Diferentes datos sobre prospecciones electorales pregonan una subida asombrosa de Podemos. Incluso algunos aprecian un empate técnico con el PSOE. Pablo Iglesias resulta ser el político mejor valorado. Tal estudio implica la orfandad de criterio cuando el ciudadano responde. ¿Cómo puede valorarse a un político que es musa y no teatro, al decir de Lope? Empiezo a sospechar de la levedad inercial del mito junto al lastre que atesoran los iletrados. En todo caso, extraña una dinámica tan apresurada respecto al lerdo comportamiento usual de la muchedumbre. No resulta fácil excitar a la masa -ni aun desvertebrada, heterogénea- para conseguir una réplica extraordinariamente radical. O las prospecciones son incorrectas, exageradas, o nos hemos vuelto locos.
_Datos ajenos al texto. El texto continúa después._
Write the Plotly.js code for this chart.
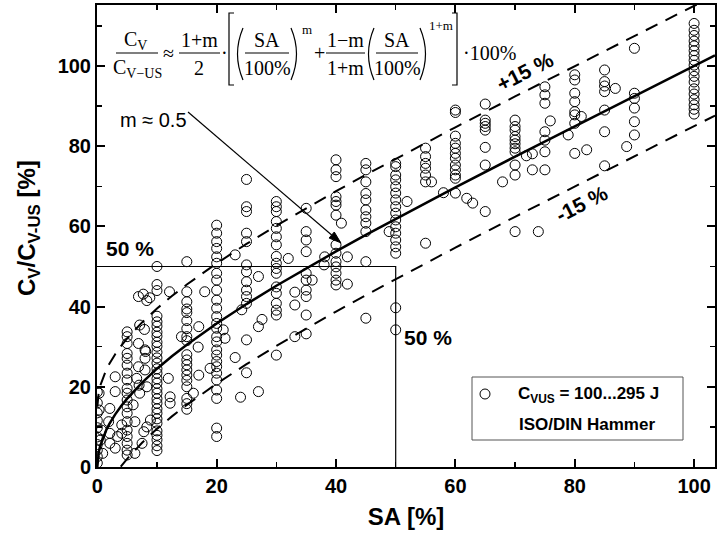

Insisto, las revoluciones burguesas trajeron los sistemas democráticos que garantizan las libertades individuales. España tiene un régimen homologable al resto del mundo industrializado. Verdad es que las carencias lo ahogan. La sociedad tiene, por obligación, que sanarlo. Ha de propiciar la separación real de los tres poderes. Debe exigir transparencia y fianza en la gestión de los caudales públicos. Necesita comprometerse con el discurso de un Estado viable por funcionalidad y economía. Tiene que adoptar una oposición firme a cualquier tentativa de enfrentamiento o beligerancia entre españoles que predisponen a la divergencia en perjuicio de un objetivo común. Esto o abstención total.

No hay alternativa libre. Los populismos no resuelven las crisis económicas y someten al individuo no a los intereses comunes sino al albur de un líder atemorizado y cruel. Se les conoce como democracias populares, cuando la auténtica no necesita de epítetos. Temo que estos datos expuestos, entre otros, por El Mundo y La Razón sean consecuencia del carácter irreflexivo, ingenuo e insensato de una sociedad desorientada, confundida, harta de tanta miseria moral que destilan nuestros prohombres. También de una incultura total.

Veremos qué nos depara un futuro azaroso, sin timón. Los signos, si hubiera oráculos, no sugieren tiempos tranquilizadores.